As proposed in this work, utilizing the abundant information-rich nominal PBF data in the form of a prior loss (PGNN\(_1\)) statistically significantly reduces the log loss score standard deviation and results in higher confidence in the model’s predictions. An improved log loss error is significant for porosity mitigation control applications where the control action can be proportionate to the model’s prediction.

In-situ porosity localization via within-hatch stripe sensory data also significantly reduces the amount of sensory data stored in-situ (towards making predictions) and offline. In our work, only five sensory samples from the current hatch-stripe are utilized in making a prediction rather than a three-dimensional neighborhood of data from preceding/succeeding layers, reducing data storage. In this work, the InfiniAM sensory data is 18.80 GB for a total sinter volume of 46.08 cm\(^3\). In an industrial reliability and safety certification setting where the data associated with the porosities and an equal amount of porosity-free data is stored for reference, our methods reduce the amount of data stored to 0.33 GB, reducing data storage costs.

To the author’s knowledge, this is the first work in the literature capable of the localization of micro-porosities with a SED \(\le 50.00\) \(\upmu \)m and as small as 38.118 \(\upmu \)m SED with an average classification accuracy and \(95.00\%\) confidence interval of 73.13±1.57. The proposed method’s localization of porosities as small as 38.118 \(\upmu \)m SED is also a more than a five-fold improvement on the smallest SED porosity localization via photodiode sensory data in the literature (Snow et al., 2022).

This work has demonstrated the potential of utilizing prior-guided neural networks and spectral emissions sensors towards in-situ porosity localization in LPBF. Further research may investigate applying the proposed methods in an in-situ manner to monitor the build’s quality and facilitate the early stopping/correction of builds.

A research question yet to be addressed in the literature is determining sensory samples’ informativeness within a three-dimensional porosity neighborhood. Typically, in the literature, the porosity status for a given coordinate within a layer is predicted via all the data from the layer in question and a given number of preceding and succeeding layers. In our work, we proposed utilizing the closest five sensory samples to a given coordinate in terms of the three-dimensional euclidean distance. However, future research can focus on quantifying the importance of a given sensory sample within a three-dimensional porosity neighborhood towards making a porosity prediction. A greater focus on data fidelity could significantly improve the empirical accuracy of porosity localization and shed light on the porosity formation mechanism. A better understanding of data fidelity could also enable the detection of porosities before they occur and contribute towards Right First Time manufacturing.

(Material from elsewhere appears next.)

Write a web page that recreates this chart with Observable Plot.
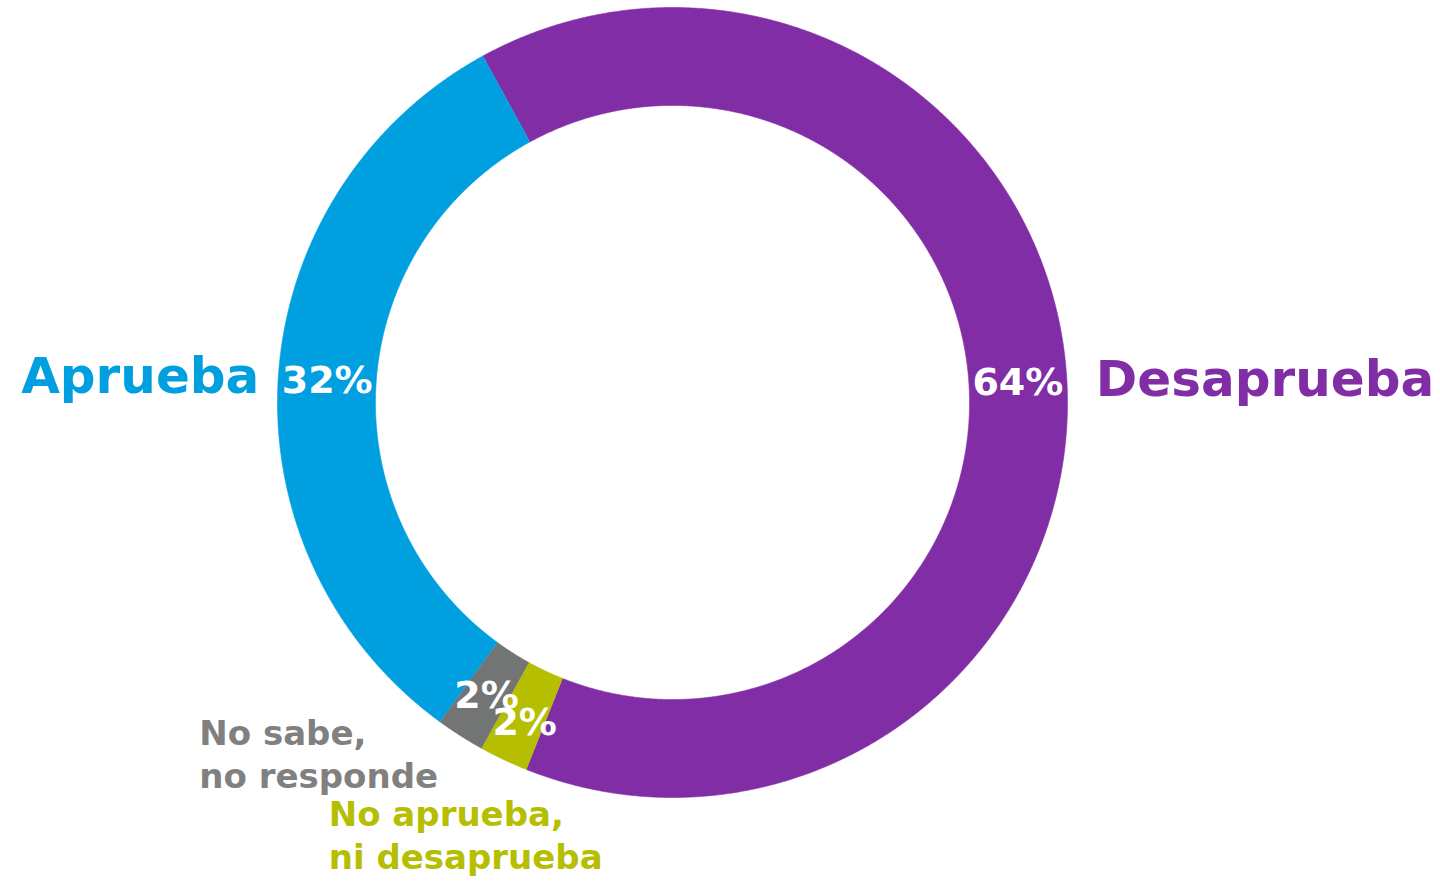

A general shortcoming of NNs and PGNNs is interpretability. With AM porosity detection and quantification as a motivator, further research might explore developing new prior incorporation frameworks to combine physics-based computational fluid dynamics models and PGNNs towards more interpretable modeling solutions. Further research might also explore whether ML frameworks could be standardized across materials, varying part geometry, and sintering machines for porosity detection and localization. The question is where to draw the line between ML frameworks for generalizable applications of low-quantity/high-variety products and tailored high-quantity/low-variety products.

An over-arching major limitation in additive manufacturing research and application is the variations in the sensory systems across different sintering machines and the limited open-source data available. An open-source multi-material platform with open-source data collation and an online repository is necessary and would significantly speed up progress in industrial applications, standardization, and research.